## Task instructions
Scan the data below for the string "this". Copy every line where it appears.

## Entries shown
- - - -

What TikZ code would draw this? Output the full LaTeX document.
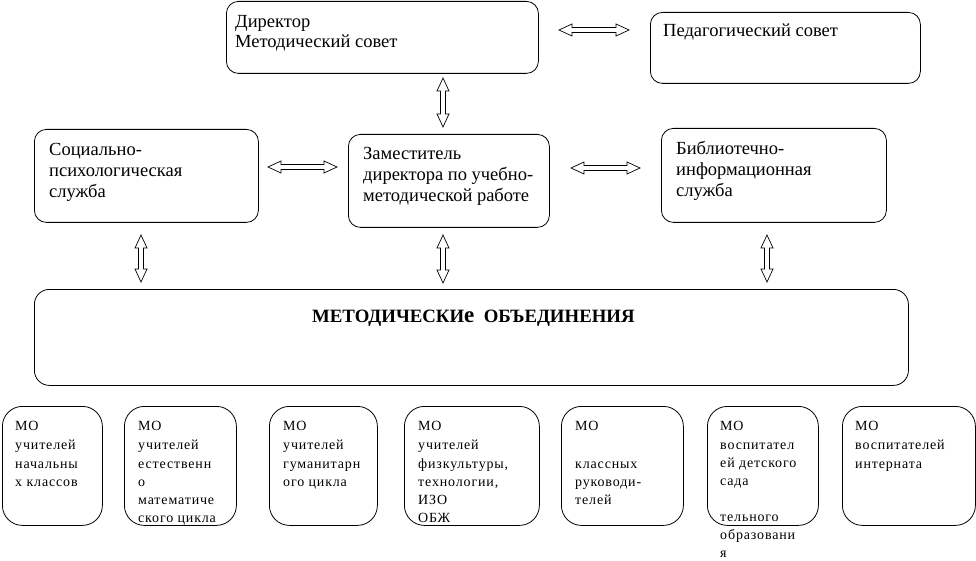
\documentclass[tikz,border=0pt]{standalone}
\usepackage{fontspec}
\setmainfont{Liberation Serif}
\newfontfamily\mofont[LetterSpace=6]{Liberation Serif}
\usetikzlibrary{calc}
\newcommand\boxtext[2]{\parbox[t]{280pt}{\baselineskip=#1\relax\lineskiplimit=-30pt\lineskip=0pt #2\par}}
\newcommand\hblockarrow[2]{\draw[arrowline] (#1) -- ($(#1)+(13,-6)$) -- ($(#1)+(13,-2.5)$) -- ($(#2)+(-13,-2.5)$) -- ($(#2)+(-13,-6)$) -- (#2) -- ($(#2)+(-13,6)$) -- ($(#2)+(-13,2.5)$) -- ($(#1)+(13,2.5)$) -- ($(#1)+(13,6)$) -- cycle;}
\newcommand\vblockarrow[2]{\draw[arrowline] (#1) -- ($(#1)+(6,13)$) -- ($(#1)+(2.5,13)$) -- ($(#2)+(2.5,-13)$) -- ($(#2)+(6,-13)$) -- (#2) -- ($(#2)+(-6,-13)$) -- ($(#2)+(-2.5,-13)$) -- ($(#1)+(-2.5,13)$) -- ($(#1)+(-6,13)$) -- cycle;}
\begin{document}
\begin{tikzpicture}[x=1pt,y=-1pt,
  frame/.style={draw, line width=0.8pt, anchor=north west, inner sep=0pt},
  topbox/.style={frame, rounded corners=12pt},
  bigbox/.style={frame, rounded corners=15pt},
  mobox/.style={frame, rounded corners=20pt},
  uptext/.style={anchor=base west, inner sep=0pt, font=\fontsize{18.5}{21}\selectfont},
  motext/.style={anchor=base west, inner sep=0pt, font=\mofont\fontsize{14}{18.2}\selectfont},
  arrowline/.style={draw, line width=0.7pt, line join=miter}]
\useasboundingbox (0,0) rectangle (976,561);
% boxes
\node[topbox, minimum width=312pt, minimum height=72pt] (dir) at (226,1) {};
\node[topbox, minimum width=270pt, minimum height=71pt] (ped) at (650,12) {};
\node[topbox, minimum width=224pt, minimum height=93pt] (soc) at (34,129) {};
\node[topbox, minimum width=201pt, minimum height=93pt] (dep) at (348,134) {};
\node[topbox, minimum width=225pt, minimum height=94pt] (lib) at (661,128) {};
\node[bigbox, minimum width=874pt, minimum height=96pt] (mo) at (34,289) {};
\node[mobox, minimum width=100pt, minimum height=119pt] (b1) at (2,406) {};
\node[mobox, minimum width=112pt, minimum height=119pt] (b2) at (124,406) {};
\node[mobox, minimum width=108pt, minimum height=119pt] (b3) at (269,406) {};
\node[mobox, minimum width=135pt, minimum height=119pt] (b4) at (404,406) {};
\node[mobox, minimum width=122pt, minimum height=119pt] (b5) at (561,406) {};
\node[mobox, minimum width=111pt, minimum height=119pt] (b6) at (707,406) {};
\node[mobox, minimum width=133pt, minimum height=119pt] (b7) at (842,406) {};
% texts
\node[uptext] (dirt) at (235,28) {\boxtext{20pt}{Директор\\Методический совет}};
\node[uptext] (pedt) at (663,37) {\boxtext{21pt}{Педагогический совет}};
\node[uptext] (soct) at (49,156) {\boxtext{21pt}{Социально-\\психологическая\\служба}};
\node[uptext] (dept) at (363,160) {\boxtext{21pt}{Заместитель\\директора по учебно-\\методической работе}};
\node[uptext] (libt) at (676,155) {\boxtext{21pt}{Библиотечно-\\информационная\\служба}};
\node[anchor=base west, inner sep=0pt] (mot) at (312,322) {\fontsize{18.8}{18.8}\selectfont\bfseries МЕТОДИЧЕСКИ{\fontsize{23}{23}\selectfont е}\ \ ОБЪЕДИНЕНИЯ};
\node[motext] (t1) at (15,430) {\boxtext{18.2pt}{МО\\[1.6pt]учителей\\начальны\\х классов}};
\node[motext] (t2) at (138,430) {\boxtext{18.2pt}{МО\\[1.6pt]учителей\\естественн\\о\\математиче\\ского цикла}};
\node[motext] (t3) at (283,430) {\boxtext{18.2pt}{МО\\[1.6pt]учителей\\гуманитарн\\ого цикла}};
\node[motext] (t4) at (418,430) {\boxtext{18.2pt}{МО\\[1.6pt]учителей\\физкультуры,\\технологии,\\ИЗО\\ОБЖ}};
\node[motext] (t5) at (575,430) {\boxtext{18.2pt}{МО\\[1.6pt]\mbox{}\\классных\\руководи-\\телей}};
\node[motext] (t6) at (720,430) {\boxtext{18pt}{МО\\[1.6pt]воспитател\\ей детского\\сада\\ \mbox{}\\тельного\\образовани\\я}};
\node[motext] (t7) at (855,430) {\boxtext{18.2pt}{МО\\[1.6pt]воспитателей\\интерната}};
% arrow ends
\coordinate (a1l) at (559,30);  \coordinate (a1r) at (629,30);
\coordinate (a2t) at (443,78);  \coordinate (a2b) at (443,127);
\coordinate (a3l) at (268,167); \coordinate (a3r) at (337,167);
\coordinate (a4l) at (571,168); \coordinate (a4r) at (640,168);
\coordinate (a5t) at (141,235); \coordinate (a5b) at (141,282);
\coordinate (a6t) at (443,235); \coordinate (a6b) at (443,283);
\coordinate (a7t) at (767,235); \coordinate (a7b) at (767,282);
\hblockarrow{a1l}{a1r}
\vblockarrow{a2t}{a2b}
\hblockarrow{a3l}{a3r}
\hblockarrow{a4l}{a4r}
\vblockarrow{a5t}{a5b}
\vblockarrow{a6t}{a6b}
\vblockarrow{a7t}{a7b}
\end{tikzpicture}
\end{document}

- - - -

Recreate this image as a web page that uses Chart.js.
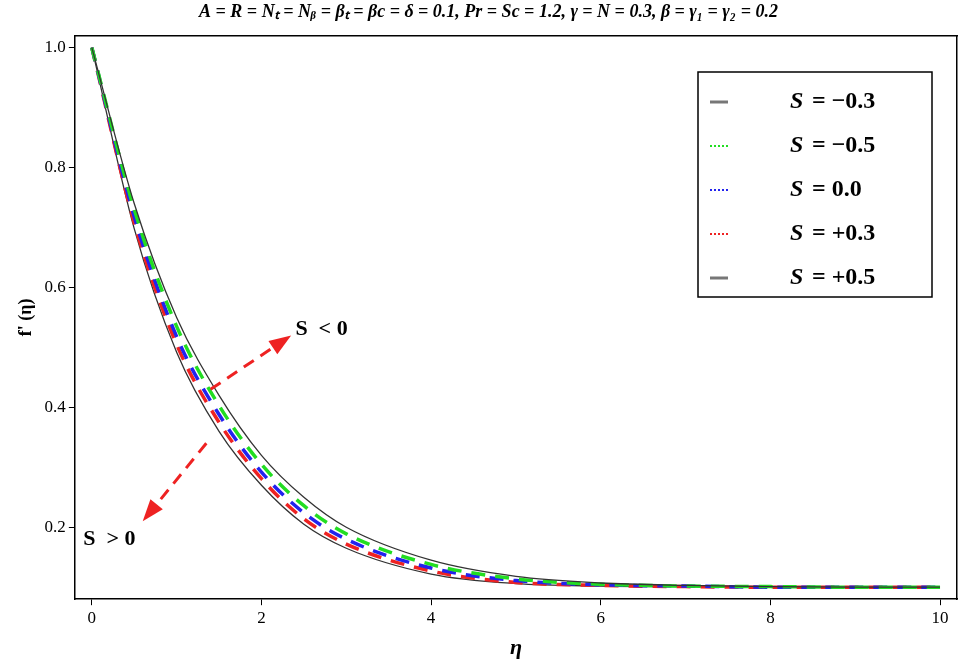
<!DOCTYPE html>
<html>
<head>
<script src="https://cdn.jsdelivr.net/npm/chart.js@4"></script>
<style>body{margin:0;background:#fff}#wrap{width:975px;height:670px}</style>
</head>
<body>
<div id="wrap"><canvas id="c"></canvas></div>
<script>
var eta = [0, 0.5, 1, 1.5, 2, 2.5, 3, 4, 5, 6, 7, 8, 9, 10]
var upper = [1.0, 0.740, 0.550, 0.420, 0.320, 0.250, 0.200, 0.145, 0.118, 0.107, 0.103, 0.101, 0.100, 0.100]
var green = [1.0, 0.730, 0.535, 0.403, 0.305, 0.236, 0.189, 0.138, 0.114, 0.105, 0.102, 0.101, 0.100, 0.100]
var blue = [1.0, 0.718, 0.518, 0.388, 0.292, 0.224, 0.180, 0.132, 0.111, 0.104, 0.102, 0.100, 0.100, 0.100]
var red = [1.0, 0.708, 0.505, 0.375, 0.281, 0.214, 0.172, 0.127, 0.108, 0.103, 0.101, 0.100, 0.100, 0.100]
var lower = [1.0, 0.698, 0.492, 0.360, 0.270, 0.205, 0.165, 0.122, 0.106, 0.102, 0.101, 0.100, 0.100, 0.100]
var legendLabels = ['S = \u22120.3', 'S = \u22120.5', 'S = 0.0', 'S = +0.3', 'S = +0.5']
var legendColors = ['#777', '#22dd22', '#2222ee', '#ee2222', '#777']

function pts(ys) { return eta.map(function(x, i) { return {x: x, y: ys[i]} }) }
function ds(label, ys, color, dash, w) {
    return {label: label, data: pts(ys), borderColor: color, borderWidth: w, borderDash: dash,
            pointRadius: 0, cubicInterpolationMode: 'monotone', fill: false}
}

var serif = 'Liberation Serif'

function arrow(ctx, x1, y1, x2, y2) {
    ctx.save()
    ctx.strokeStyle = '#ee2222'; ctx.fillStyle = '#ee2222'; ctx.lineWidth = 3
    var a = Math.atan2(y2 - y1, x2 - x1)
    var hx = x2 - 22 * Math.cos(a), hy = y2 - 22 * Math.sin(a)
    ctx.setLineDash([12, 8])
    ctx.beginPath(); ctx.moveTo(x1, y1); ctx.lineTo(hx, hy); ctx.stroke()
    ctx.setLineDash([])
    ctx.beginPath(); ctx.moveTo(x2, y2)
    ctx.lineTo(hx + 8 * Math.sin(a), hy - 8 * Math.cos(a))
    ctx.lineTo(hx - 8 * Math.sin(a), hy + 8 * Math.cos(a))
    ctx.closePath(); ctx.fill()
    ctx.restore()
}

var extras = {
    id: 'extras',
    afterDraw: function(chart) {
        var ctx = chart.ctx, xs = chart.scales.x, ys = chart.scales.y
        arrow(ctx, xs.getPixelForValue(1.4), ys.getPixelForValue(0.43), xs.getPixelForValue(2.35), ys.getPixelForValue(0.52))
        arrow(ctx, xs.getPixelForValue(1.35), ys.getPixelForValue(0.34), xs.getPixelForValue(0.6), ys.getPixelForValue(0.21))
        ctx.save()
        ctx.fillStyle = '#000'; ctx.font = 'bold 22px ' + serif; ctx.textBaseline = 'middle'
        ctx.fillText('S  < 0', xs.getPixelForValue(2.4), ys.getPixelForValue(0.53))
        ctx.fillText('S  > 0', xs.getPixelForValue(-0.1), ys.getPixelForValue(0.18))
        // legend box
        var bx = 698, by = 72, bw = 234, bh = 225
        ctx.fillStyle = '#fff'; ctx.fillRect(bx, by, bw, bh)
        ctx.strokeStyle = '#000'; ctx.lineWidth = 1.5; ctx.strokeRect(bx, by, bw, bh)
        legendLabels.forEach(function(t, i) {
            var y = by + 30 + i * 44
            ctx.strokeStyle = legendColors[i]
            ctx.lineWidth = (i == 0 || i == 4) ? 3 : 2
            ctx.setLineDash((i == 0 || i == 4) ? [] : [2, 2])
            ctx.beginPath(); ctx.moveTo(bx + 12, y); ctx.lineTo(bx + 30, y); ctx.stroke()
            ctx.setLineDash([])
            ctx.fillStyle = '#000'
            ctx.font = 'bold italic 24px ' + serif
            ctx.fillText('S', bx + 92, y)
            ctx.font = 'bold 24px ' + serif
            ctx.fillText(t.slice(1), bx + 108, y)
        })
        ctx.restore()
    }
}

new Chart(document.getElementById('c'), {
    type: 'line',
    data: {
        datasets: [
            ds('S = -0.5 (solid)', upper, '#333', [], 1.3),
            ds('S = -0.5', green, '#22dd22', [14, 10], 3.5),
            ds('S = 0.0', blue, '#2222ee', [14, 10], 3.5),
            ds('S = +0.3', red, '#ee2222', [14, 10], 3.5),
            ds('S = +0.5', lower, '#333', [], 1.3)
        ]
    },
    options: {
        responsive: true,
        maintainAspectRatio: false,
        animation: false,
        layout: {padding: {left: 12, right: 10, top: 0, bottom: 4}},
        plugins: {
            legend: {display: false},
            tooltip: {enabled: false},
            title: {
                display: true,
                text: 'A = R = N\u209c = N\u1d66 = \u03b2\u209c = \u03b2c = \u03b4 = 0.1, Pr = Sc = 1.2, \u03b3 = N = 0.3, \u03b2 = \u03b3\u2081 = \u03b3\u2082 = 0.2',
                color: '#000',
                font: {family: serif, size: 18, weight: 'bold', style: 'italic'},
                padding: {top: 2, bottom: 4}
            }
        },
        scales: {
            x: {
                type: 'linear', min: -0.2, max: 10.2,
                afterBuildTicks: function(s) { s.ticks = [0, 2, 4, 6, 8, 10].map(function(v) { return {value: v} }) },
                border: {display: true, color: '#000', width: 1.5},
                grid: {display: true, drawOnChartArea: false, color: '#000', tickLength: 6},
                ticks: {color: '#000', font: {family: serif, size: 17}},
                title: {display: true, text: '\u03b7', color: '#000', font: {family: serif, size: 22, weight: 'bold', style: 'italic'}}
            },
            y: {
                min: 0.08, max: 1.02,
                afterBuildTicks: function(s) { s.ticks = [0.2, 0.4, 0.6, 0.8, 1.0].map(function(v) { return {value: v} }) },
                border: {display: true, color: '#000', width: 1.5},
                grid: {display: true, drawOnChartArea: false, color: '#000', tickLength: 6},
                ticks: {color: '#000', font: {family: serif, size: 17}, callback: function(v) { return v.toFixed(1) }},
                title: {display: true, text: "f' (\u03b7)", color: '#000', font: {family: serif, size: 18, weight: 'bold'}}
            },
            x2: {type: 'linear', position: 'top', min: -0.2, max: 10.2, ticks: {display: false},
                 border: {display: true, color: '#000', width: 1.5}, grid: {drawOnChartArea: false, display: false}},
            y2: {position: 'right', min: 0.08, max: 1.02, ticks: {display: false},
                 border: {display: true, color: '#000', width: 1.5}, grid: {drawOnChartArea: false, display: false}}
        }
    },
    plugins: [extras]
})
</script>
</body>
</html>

- - - -

## Task response
What TikZ code would draw this? Output the full LaTeX document.
Recreate this image as a web page that uses Chart.js.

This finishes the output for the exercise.